11 Algolia A/B Testing Gotchas, Tips, and Lessons!!

I've supported A/B testing of Algolia search systems at three companies now, and have dived deep into A/B testing generally as well as specifically for search. The Algolia documentation on search A/B testing is technically adequate for getting started, and the dashboard has improved, but there are still many ways that you can go wrong when A/B testing Algolia search results. In the style of a 2014-era Buzzfeed listicle, here are 11 Algolia A/B Testing Gotchas, Tips, and Lessons!! All of the horrible illustrations are generated by AI, the rest are from earlier posts.

Before you start the test

  1. Replicas must be identical except for what you're testing. Although some parameter settings can be tested in real-time, most A/B tests will be on replicas with different ranking criteria, tiebreakers, or settings that require a separate index. The catch: Indexes get out of sync incredibly easily, invalidating your tests. If someone adds a synonym or rule to your control index, without replicating to your test index, any difference you see in metrics could be caused by that change, rather than by whatever you actually intended to test. This has happened to me many times.

My recommendations:

  • Use the Algolia CLI to diff the indexes, before you start the test, and every couple of days thereafter.
  • Proactively reach out to engineers and business people with Algolia access and let them know that seemingly innocuous changes to production configurations can delay work by weeks.
  • Get used to frustration and re-starting tests.

2. A/B testing when you're using the dynamic reranker is fraught. The dynamic reranking feature is really valuable -- it uses user interaction patterns from events to automatically improve ranking for the most common queries. The impact on relevance can be substantial. But the feature doesn't play well with A/B testing.

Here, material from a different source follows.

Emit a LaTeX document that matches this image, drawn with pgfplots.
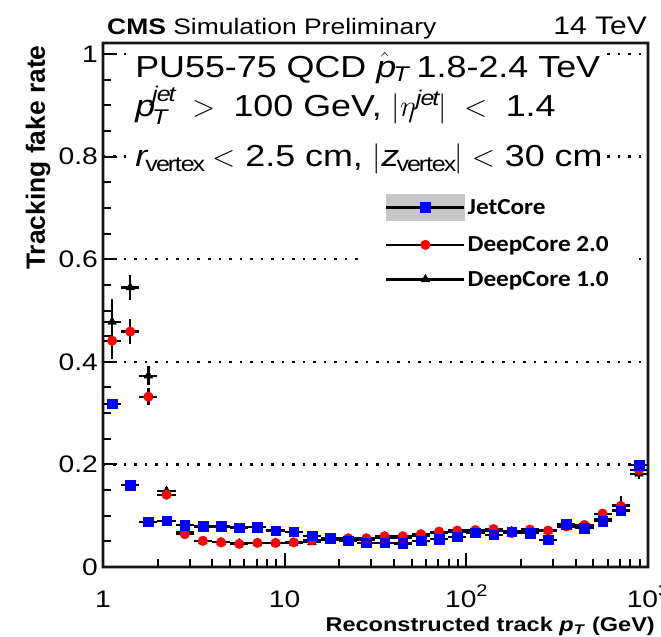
\RequirePackage{fix-cm}
\documentclass[border=0pt]{standalone}
\usepackage{fontspec}
\setmainfont{Liberation Sans}[FakeStretch=1.18]
\newfontfamily\plainsans{Liberation Sans}
\newfontfamily\carlito{Carlito}[FakeStretch=1.1]
\usepackage{amsmath}
\usepackage{pgfplots}
\usepackage{pgfplotstable}
\pgfplotsset{compat=1.18}

% fake rate per reconstructed-track pT bin (10 log bins per decade)
% x: bin centre, xm/xp: distance to lower/upper bin edge
\pgfplotstableread{
x       xm      xp      yJ     eJ     yA     eA     yB     eB
1.1220  0.1220  0.1369  0.318  0.010  0.441  0.035  0.478  0.045
1.4125  0.1536  0.1724  0.160  0.004  0.459  0.024  0.545  0.025
1.7783  0.1934  0.2170  0.088  0.003  0.332  0.016  0.373  0.018
2.2387  0.2435  0.2732  0.090  0.003  0.141  0.006  0.148  0.007
2.8184  0.3065  0.3439  0.082  0.003  0.064  0.004  0.069  0.005
3.5481  0.3859  0.4329  0.079  0.002  0.051  0.002  0.050  0.002
4.4668  0.4858  0.5450  0.079  0.002  0.048  0.002  0.048  0.002
5.6234  0.6115  0.6862  0.077  0.002  0.045  0.002  0.046  0.002
7.0795  0.7699  0.8638  0.078  0.002  0.047  0.002  0.047  0.002
8.9125  0.9692  1.0875  0.071  0.002  0.047  0.002  0.047  0.002
11.220  1.220   1.369   0.069  0.002  0.048  0.002  0.047  0.002
14.125  1.536   1.724   0.061  0.002  0.052  0.002  0.048  0.002
17.783  1.934   2.170   0.056  0.002  0.055  0.002  0.052  0.002
22.387  2.435   2.732   0.051  0.002  0.056  0.002  0.053  0.002
28.184  3.065   3.439   0.047  0.002  0.056  0.002  0.053  0.002
35.481  3.859   4.329   0.047  0.002  0.060  0.002  0.056  0.002
44.668  4.858   5.450   0.046  0.002  0.060  0.002  0.057  0.002
56.234  6.115   6.862   0.051  0.002  0.064  0.002  0.061  0.002
70.795  7.699   8.638   0.054  0.002  0.069  0.002  0.066  0.002
89.125  9.692   10.875  0.059  0.002  0.071  0.002  0.069  0.002
112.20  12.20   13.69   0.067  0.002  0.072  0.002  0.069  0.002
141.25  15.36   17.24   0.063  0.002  0.074  0.002  0.071  0.002
177.83  19.34   21.70   0.069  0.003  0.066  0.003  0.070  0.003
223.87  24.35   27.32   0.066  0.003  0.073  0.003  0.071  0.003
281.84  30.65   34.39   0.053  0.003  0.071  0.003  0.070  0.003
354.81  38.59   43.29   0.083  0.004  0.079  0.004  0.083  0.004
446.68  48.58   54.50   0.076  0.004  0.082  0.004  0.079  0.004
562.34  61.15   68.62   0.089  0.005  0.104  0.006  0.094  0.008
707.95  76.99   86.38   0.110  0.006  0.119  0.008  0.121  0.018
891.25  96.92   108.75  0.199  0.006  0.189  0.008  0.182  0.010
}\ratetable

\newcommand{\tenpow}[1]{10\raisebox{0.42em}{\fontsize{17}{17}\selectfont #1}}

\pgfplotsset{
  rateerr/.style={
    only marks,
    error bars/x dir=both, error bars/x explicit,
    error bars/y dir=both, error bars/y explicit,
    error bars/error mark=none,
    error bars/error bar style={black, line width=2.2bp},
  },
}

\begin{document}
\begin{tikzpicture}
\path[use as bounding box] (-103bp,-70bp) rectangle (558bp,567bp);
\begin{axis}[
  name=fakeaxis,
  at={(0bp,0bp)}, anchor=south west,
  scale only axis, width=545bp, height=524bp,
  xmode=log, xmin=1, xmax=1000, ymin=0, ymax=1.0215,
  axis lines=box,
  axis line style={line width=2.5bp},
  tick style={line width=2bp, black},
  major tick length=14bp, minor tick length=8bp,
  tick pos=left, tick align=inside,
  xtick={1,10,100,1000},
  xticklabels={1,10,\tenpow{2},\tenpow{3}},
  minor xtick={2,3,4,5,6,7,8,9,20,30,40,50,60,70,80,90,200,300,400,500,600,700,800,900},
  ytick={0,0.2,0.4,0.6,0.8,1},
  yticklabels={0,0.2,0.4,0.6,0.8,1},
  minor ytick={0.05,0.1,0.15,0.25,0.3,0.35,0.45,0.5,0.55,0.65,0.7,0.75,0.85,0.9,0.95},
  ymajorgrids,
  major grid style={black, line width=2.5bp, dash pattern=on 2.5bp off 8bp},
  ticklabel style={font=\fontsize{24}{28}\selectfont},
  xticklabel style={anchor=base, inner sep=0pt, yshift=-40bp},
  yticklabel style={anchor=east, inner sep=0pt, xshift=-5bp},
  xlabel={Reconstructed track \textit{p}\textsubscript{\textit{T}} (GeV)},
  xlabel style={at={(axis description cs:1.0128,-0.124)}, anchor=base east,
    inner sep=0pt, font=\bfseries\fontsize{20}{24}\selectfont},
  ylabel={Tracking fake rate},
  ylabel style={at={(axis description cs:-0.119,0.996)}, anchor=east,
    inner sep=0pt, font=\plainsans\bfseries\fontsize{26.5}{30}\selectfont},
  legend style={at={(rel axis cs:0.4807,0.7195)}, anchor=north west,
    draw=none, fill=white, inner xsep=20bp, inner ysep=4bp, row sep=14bp,
    font=\carlito\bfseries\fontsize{23}{26}\selectfont},
  legend cell align=left,
  clip=false,
]

\addplot+[rateerr, forget plot, mark=triangle*, mark size=5bp,
  mark options={black, fill=black, draw=black}]
  table[x=x, y=yB, x error minus=xm, x error plus=xp, y error=eB] {\ratetable};
\addplot+[rateerr, forget plot, mark=*, mark size=4.8bp,
  mark options={red, fill=red, draw=red}]
  table[x=x, y=yA, x error minus=xm, x error plus=xp, y error=eA] {\ratetable};
\addplot+[rateerr, forget plot, mark=square*, mark size=4.8bp,
  mark options={blue, fill=blue, draw=blue}]
  table[x=x, y=yJ, x error minus=xm, x error plus=xp, y error=eJ] {\ratetable};

% legend
\addlegendimage{legend image code/.code={
  \fill[black!22] (0bp,-13bp) rectangle (78bp,13bp);
  \draw[black, line width=2.5bp] plot coordinates {(0bp,0bp) (78bp,0bp)};
  \path plot[mark=square*, mark size=5bp, mark options={blue, fill=blue, draw=blue}] coordinates {(39bp,0bp)};
}}
\addlegendentry{JetCore}
\addlegendimage{legend image code/.code={
  \draw[black, line width=2.5bp] plot coordinates {(0bp,0bp) (78bp,0bp)};
  \path plot[mark=*, mark size=4.8bp, mark options={red, fill=red, draw=red}] coordinates {(39bp,0bp)};
}}
\addlegendentry{DeepCore 2.0}
\addlegendimage{legend image code/.code={
  \draw[black, line width=2.5bp] plot coordinates {(0bp,0bp) (78bp,0bp)};
  \path plot[mark=triangle*, mark size=5bp, mark options={black, fill=black, draw=black}] coordinates {(39bp,0bp)};
}}
\addlegendentry{DeepCore 1.0}

% selection text
\node[anchor=base west, fill=white, inner sep=1bp, font=\fontsize{30.5}{34}\selectfont]
  at (rel axis cs:0.057,0.935) {PU55-75 QCD $\hat{\mathit{p}}_{\mathit{T}}$ 1.8-2.4 TeV};
\node[anchor=base west, fill=white, inner sep=1bp, font=\fontsize{30.5}{34}\selectfont]
  at (rel axis cs:0.057,0.860) {$\mathit{p}_{\mathit{T}}^{\mathit{jet}}\;>\;$ 100 GeV, $|\eta^{\mathit{jet}}|\;<\;$ 1.4};
\node[anchor=base west, fill=white, inner sep=1bp, font=\fontsize{30.5}{34}\selectfont]
  at (rel axis cs:0.057,0.7634) {$\mathit{r}_{\mathrm{vertex}} <$ 2.5 cm, $|\mathit{z}_{\mathrm{vertex}}| <$ 30 cm};

% header
\node[anchor=base west, inner sep=0pt, font=\fontsize{22.5}{26}\selectfont]
  at (rel axis cs:0.0073,1.016) {\textbf{CMS} Simulation Preliminary};
\node[anchor=base east, inner sep=0pt, font=\fontsize{25.5}{29}\selectfont]
  at (rel axis cs:0.9982,1.016) {14 TeV};
\end{axis}
% plot frame as a filled ring, laid over the text boxes
\fill[black!92, even odd rule]
  ([shift={(-1.4bp,-1.4bp)}]fakeaxis.south west) rectangle ([shift={(1.4bp,1.4bp)}]fakeaxis.north east)
  ([shift={(1.4bp,1.4bp)}]fakeaxis.south west) rectangle ([shift={(-1.4bp,-1.4bp)}]fakeaxis.north east);
\end{tikzpicture}
\end{document}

Plot twists: When you set up a replica index, dynamic reranking is by default off, even if the original index used that feature. Then, the standard way of enabling dynamic reranking looks at interactions with that index, which for a test index is likely starting from scratch! So you're testing a control with a well-tuned reranker against a test index with no or poor reranking -- it'll never win. There is a way to work around this -- the test index can use the control index as the source of events. Annoyingly, this is mentioned on the reranker docs, but not the A/B testing docs.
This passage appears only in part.